A Parallel Alternative for Energy-Efficient Neural Network Training and Inferencing

TL;DR

The paper introduces phantom parallelism (PP) as an energy-efficient alternative to tensor parallelism (TP) for training and inference in large neural networks, demonstrated on feedforward networks (FFNs) as a proof of principle. PP inserts phantom layers with ghost neurons to compress local activations before inter-rank communication, reducing both computation and communication costs. The authors derive forward and backward PP operators, implement them as custom autograd primitives, and show through end-to-end experiments up to 256 GPUs that PP can achieve about a 50% reduction in training energy compared to TP, with memory and runtime benefits particularly at scale.

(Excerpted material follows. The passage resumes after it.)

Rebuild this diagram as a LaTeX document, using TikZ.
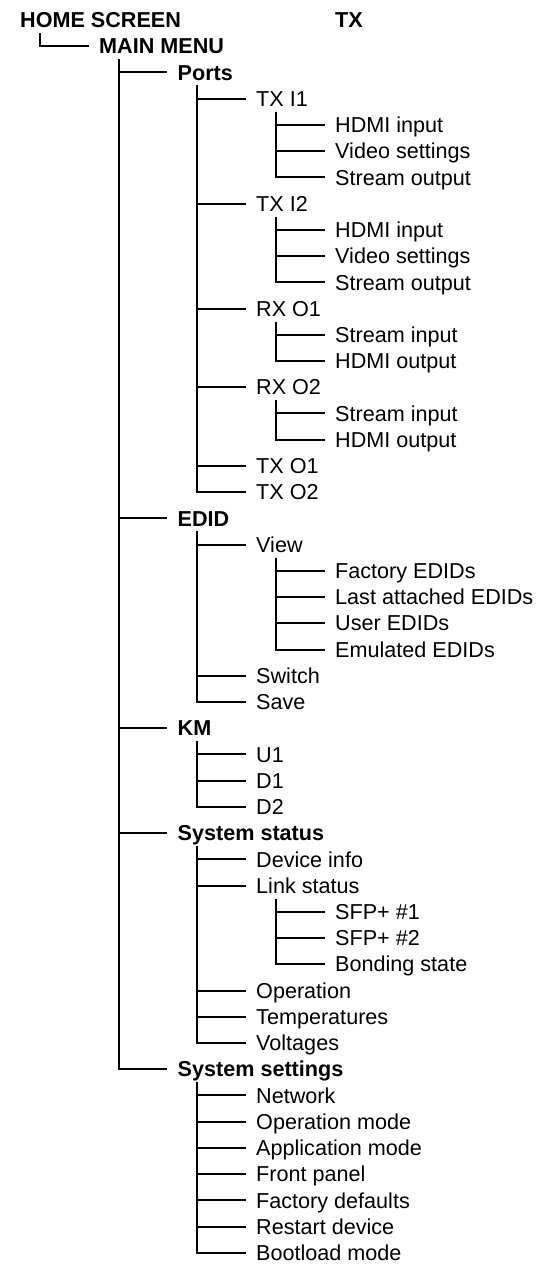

They also show that smaller PP models on fewer GPUs can reach the same loss as larger TP models on more GPUs, suggesting substantial practical energy savings, while acknowledging the need to generalize to transformers and other architectures in future work.

Abstract

Energy efficiency of training and inferencing with large neural network models is a critical challenge facing the future of sustainable large-scale machine learning workloads. This paper introduces an alternative strategy, called phantom parallelism, to minimize the net energy consumption of traditional tensor (model) parallelism, the most energy-inefficient component of large neural network training. The approach is presented in the context of feed-forward network architectures as a preliminary, but comprehensive, proof-of-principle study of the proposed methodology. We derive new forward and backward propagation operators for phantom parallelism, implement them as custom autograd operations within an end-to-end phantom parallel training pipeline and compare its parallel performance and energy-efficiency against those of conventional tensor parallel training pipelines. Formal analyses that predict lower bandwidth and FLOP counts are presented with supporting empirical results on up to 256 GPUs that corroborate these gains. Experiments are shown to deliver approximately 50% reduction in the energy consumed to train FFNs using the proposed phantom parallel approach when compared with conventional tensor parallel methods. Additionally, the proposed approach is shown to train smaller phantom models to the same model loss on smaller GPU counts as larger tensor parallel models on larger GPU counts offering the possibility for even greater energy savings.

Figures (7)

• Figure 1: Parallel partitioning of a fully connected single layer FFN ($p=2$).
• Figure 2: A 3-way TP partition of a FFN with two layers. Mono-colored block computations do not depend on remote information while bi-colored block computations depend on information in corresponding colored ranks. The colored lines indicate inter-process communications.
• Figure 3: Illustration of a phantom layer of width $k$ inserted between the local $n/p$-width portions of the input and output layers on rank $i$ in a single layer of an FNN of width $n$ partitioned across $p$ processes.
• Figure 4: PP components and operations between layer $\ell-1$ and layer $\ell+1$ with $p=3$. Each thick solid-bordered box represents the weight matrix for a specific partition. Dashed boxes denote individual processors, encapsulating their associated weights and intermediate variables. Colored thick lines indicate inter-processor communication.
• Figure 5: Comparison of TP and PP performance across model sizes and GPU counts. The phantom layer sizes (numbers of ghost neurons), $k$, is indicated in (b) and (c) for PP.